A busy academic and social schedule in college can easily pull the Christian away from God’s Word. But remember: you cannot defend God and His Word if you are not sanctified (set apart) for Him by means of contact with His Word. Too many Christian students drift away from the faith in college because they have not been prepared for the spiritual and apologetic battles they will face. Dr. Gary North once wrote an article advertising a Christian college. The article showed a dejected father who had sent his son off to a secular college. It stated: “I spent $40,000 to send my son to hell.”
Seven Practices Christians Must Do in College.
1. Frequently remind yourself of the nature of spiritual warfare. In order to prepare yourself for your college classes, at the beginning of each semester you should re-read the biblical passages that demonstrate the active antagonism of the unbelieving world against your Christian faith. You must not forget the nature of the unbeliever’s challenge to your holistic (all encompassing) faith.
2. Diligently seek to evaluate everything you are being taught from a principled Christian perspective. After classes each day, jot down comments on the contradictions to the Christian faith which you encountered. Keep them in a notebook. Writing things down is the best secret to a good memory. Reflect on biblical answers to these supposed contradictions.
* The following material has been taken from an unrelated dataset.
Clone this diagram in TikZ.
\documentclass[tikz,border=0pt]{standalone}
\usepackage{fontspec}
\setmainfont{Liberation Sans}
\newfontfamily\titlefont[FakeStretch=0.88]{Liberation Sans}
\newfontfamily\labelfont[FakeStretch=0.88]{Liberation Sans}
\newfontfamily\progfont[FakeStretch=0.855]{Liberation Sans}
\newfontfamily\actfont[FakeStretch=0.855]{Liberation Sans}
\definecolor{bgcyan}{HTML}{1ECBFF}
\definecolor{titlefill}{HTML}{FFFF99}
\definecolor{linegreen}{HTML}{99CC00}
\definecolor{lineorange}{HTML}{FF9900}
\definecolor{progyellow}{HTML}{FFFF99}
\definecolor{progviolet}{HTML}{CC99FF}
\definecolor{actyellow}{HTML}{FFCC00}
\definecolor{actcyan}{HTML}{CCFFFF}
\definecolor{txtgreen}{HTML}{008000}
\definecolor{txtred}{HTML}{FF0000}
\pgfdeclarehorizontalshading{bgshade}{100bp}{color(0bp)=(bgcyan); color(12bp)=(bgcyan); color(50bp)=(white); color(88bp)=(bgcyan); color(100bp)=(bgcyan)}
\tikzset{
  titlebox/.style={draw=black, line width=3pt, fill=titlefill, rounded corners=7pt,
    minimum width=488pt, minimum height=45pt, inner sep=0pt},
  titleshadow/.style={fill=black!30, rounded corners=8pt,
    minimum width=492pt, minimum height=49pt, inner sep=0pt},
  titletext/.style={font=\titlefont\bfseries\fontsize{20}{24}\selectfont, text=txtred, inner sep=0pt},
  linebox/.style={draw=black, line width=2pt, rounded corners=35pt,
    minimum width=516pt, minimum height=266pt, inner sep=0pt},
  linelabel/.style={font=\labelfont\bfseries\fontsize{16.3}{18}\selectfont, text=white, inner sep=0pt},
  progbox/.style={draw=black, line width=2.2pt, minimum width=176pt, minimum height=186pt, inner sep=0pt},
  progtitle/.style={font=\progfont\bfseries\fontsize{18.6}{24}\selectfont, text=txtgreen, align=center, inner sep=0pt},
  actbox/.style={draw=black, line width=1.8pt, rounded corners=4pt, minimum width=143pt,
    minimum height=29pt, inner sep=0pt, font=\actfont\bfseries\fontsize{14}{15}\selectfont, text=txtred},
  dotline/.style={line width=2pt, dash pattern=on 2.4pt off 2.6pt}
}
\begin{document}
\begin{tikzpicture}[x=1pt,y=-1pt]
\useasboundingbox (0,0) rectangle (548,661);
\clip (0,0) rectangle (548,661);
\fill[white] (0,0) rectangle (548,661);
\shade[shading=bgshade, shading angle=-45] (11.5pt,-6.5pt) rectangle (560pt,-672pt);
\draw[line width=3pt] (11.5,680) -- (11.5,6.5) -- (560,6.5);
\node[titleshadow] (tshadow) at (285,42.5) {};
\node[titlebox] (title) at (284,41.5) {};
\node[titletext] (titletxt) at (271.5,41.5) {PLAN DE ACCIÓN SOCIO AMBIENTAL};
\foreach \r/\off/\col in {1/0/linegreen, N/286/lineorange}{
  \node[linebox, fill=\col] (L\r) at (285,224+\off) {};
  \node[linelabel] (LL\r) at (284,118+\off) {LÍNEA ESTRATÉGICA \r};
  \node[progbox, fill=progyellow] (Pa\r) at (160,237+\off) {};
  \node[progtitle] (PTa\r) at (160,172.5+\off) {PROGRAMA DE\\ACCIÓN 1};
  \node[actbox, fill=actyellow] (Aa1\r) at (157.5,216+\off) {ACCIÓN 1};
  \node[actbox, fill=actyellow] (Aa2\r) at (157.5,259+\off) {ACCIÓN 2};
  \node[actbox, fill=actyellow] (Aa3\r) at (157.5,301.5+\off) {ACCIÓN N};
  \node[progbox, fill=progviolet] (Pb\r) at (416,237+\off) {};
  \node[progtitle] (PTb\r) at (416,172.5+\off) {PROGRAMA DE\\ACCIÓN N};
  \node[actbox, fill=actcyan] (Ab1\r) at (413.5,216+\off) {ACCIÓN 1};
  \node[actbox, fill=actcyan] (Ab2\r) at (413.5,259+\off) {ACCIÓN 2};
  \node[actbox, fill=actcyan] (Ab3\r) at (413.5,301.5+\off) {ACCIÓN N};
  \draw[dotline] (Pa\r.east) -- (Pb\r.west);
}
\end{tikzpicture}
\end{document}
3. Develop small Bible study and accountability groups with other Christian students on campus. A part of defending the faith involves promoting its defense even among believers. As a Christian in fellowship with other Christians, you should urge fellow believers to realize their spiritual obligation to defend the faith before and unbelieving world.
4. Seek out any Christian campus ministries that are strongly committed to the Bible and are developing the Christian life. Attend their meetings and involve yourself in their ministries.
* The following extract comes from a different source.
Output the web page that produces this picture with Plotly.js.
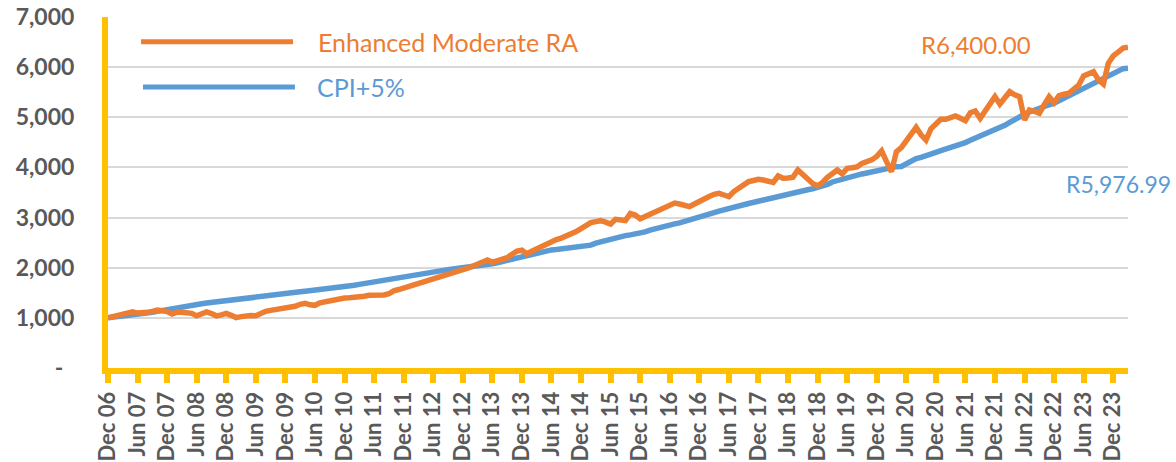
<!DOCTYPE html>
<html>
<head>
<meta charset="utf-8">
<script src="https://cdn.plot.ly/plotly-3.0.1.min.js"></script>
<style>html,body{margin:0;padding:0;background:#fff;}#chart{width:1176px;height:462px;}</style>
</head>
<body>
<div id="chart"></div>
<script>
// Series labels
const seriesNames = ["Enhanced Moderate RA", "CPI+5%"];
const endLabels = ["R6,400.00", "R5,976.99"];

// Monthly values, Dec 2006 .. Mar 2024
const enhancedModerateRA = [
1000,1020,1040,1060,1100,1120,1095,1090,1110,1130,1155,1140,
1125,1075,1115,1110,1105,1090,1040,1080,1120,1085,1040,1060,
1090,1050,1005,1025,1043,1045,1043,1090,1130,1150,1165,1175,
1185,1195,1230,1270,1290,1260,1250,1300,1323,1350,1376,1385,
1395,1400,1405,1410,1430,1450,1445,1450,1455,1480,1540,1565,
1595,1620,1650,1680,1705,1740,1780,1815,1842,1860,1885,1910,
1960,1990,2030,2074,2120,2154,2108,2130,2154,2200,2268,2330,
2350,2274,2330,2380,2420,2460,2520,2560,2590,2630,2680,2720,
2780,2850,2898,2920,2938,2910,2872,2965,2950,2940,3080,3050,
2975,3020,3080,3118,3160,3205,3250,3290,3270,3240,3218,3270,
3330,3380,3420,3464,3484,3450,3417,3520,3580,3650,3716,3740,
3763,3750,3730,3703,3829,3783,3790,3803,3949,3850,3763,3680,
3635,3700,3803,3880,3949,3869,3983,3995,4010,4080,4115,4150,
4220,4328,4115,3915,4314,4394,4530,4660,4800,4650,4547,4770,
4880,4960,4960,4990,5026,4980,4932,5090,5126,4980,5120,5270,
5411,5265,5400,5511,5450,5411,4946,5146,5120,5080,5250,5411,
5291,5430,5460,5478,5560,5644,5824,5880,5910,5744,5664,6077,
6223,6300,6380,6400
];
const cpiPlus5 = [
1000,1010,1018,1027,1037,1047,1057,1072,1090,1110,1130,1150,
1170,1185,1200,1218,1235,1252,1268,1283,1295,1308,1320,1330,
1340,1355,1368,1380,1395,1410,1425,1440,1455,1468,1478,1488,
1497,1505,1512,1520,1530,1540,1550,1560,1570,1580,1590,1600,
1615,1632,1650,1668,1685,1700,1718,1738,1760,1780,1800,1818,
1835,1852,1868,1885,1900,1912,1925,1938,1950,1962,1975,1985,
1995,2005,2018,2030,2045,2060,2080,2100,2125,2150,2170,2185,
2200,2240,2275,2300,2320,2340,2355,2365,2375,2385,2392,2400,
2405,2415,2450,2490,2519,2540,2565,2600,2620,2640,2655,2670,
2685,2715,2750,2780,2800,2825,2850,2875,2895,2920,2945,2970,
2995,3030,3065,3097,3130,3150,3175,3200,3225,3255,3280,3305,
3330,3355,3380,3405,3430,3455,3475,3500,3520,3537,3555,3575,
3595,3616,3660,3710,3740,3770,3795,3820,3845,3870,3890,3910,
3930,3955,3985,4012,4015,4018,4080,4145,4175,4200,4225,4260,
4300,4335,4365,4390,4414,4455,4495,4540,4580,4620,4660,4700,
4740,4781,4840,4900,4960,5013,5060,5105,5146,5180,5215,5250,
5280,5330,5380,5430,5478,5530,5585,5640,5690,5735,5780,5830,
5880,5935,5970,5977
];

// Month categories "Dec 06", "Jan 07", ...
const monthNames = ["Jan","Feb","Mar","Apr","May","Jun","Jul","Aug","Sep","Oct","Nov","Dec"];
const months = [];
for (let k = 0; k < enhancedModerateRA.length; k++) {
  const m = (11 + k) % 12;
  const yr = 2006 + Math.floor((11 + k) / 12);
  months.push(monthNames[m] + " " + String(yr % 100).padStart(2, "0"));
}
const xTickLabels = months.filter(s => s.startsWith("Dec") || s.startsWith("Jun"));

const yTickVals = [0,1000,2000,3000,4000,5000,6000,7000];
const yTickText = ["-\u00a0\u00a0","1,000","2,000","3,000","4,000","5,000","6,000","7,000"];

const ORANGE = "#ED7D31", BLUE = "#5B9BD5", YELLOW = "#FFC000", GREY = "#595959";
const FONT = "Lato, 'Open Sans', sans-serif";

const traces = [
  {x: months, y: cpiPlus5, type: "scatter", mode: "lines", name: seriesNames[1],
   line: {color: BLUE, width: 5.5}, showlegend: false, hoverinfo: "skip"},
  {x: months, y: enhancedModerateRA, type: "scatter", mode: "lines", name: seriesNames[0],
   line: {color: ORANGE, width: 5.5}, showlegend: false, hoverinfo: "skip"}
];

const layout = {
  width: 1176, height: 462,
  margin: {l: 108, r: 48, t: 17, b: 94},
  paper_bgcolor: "#ffffff", plot_bgcolor: "#ffffff",
  font: {family: FONT},
  xaxis: {
    type: "category", range: [0, months.length - 1],
    tickvals: xTickLabels, ticktext: xTickLabels, tickangle: -90,
    tickfont: {family: FONT, size: 22, color: GREY, weight: "bold"},
    showgrid: false, zeroline: false,
    showline: true, linecolor: YELLOW, linewidth: 6,
    ticks: "outside", ticklen: 9, tickwidth: 6, tickcolor: YELLOW
  },
  yaxis: {
    range: [0, 7000], tickvals: yTickVals, ticktext: yTickText,
    tickfont: {family: FONT, size: 23, color: GREY, weight: "bold"},
    showgrid: true, gridcolor: "#D9D9D9", gridwidth: 2,
    zeroline: false, showline: true, linecolor: YELLOW, linewidth: 6,
    ticks: "", ticklabelstandoff: 23
  },
  shapes: [
    {type: "line", xref: "paper", yref: "paper", x0: 0.0324, x1: 0.1814, y0: 0.9296, y1: 0.9296,
     line: {color: ORANGE, width: 5}},
    {type: "line", xref: "paper", yref: "paper", x0: 0.0343, x1: 0.1833, y0: 0.8006, y1: 0.8006,
     line: {color: BLUE, width: 5}}
  ],
  annotations: [
    {xref: "paper", yref: "paper", x: 0.2039, y: 0.9296, xanchor: "left", yanchor: "middle",
     text: seriesNames[0], showarrow: false, font: {family: FONT, size: 25, color: ORANGE}},
    {xref: "paper", yref: "paper", x: 0.2029, y: 0.8006, xanchor: "left", yanchor: "middle",
     text: seriesNames[1], showarrow: false, font: {family: FONT, size: 25, color: BLUE}},
    {xref: "paper", yref: "paper", x: 0.851, y: 0.923, xanchor: "center", yanchor: "middle",
     text: endLabels[0], showarrow: false, font: {family: FONT, size: 24, color: ORANGE}},
    {xref: "paper", yref: "paper", x: 1.0441, y: 0.524, xanchor: "right", yanchor: "middle",
     text: endLabels[1], showarrow: false, font: {family: FONT, size: 23, color: BLUE}}
  ]
};

Plotly.newPlot("chart", traces, layout, {staticPlot: true, displayModeBar: false});
</script>
</body>
</html>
5. Find a good church in the area of your college. Commit yourself to attend church regularly. As Christians, we must not be “forsaking our own assembling together, as is the habit of some, but encourage one another” (Heb. 10:25).
6. Where possible use class assignments to present the Christian perspective on issues. We would recommend that you avoid narrow testimonial types of papers. You should rather discretely develop worldview oriented themes that work basic Christian principles into the picture. In-your-face testimonials might be an affront to your professor and may appear to be a challenge to him. But working out your biblical principles might alert him to the philosophical implications of Christianity and will certainly help you flesh out your own understanding. You must be about “making the most of your time” while in college . . . You will certainly not find your professors assigning papers that encourage your Christian faith. But you must seek the opportunities—when they are allowed.
7. As a well-rounded Christian seeking to glorify Christ, you must approach your academic studies in a mature and diligent fashion. Your are both paying hard-earned money for a college education and spending your God-given time in college; make the most of your investment. Do not cut corners in your studies or simply try to “get by.” Christ calls you to excellence. Some students are naturally lazy, others suffer from voluntary inertia. Do not allow your educational experience to inadvertently teach you to be intellectually lazy. Such laziness is disloyalty to Christ.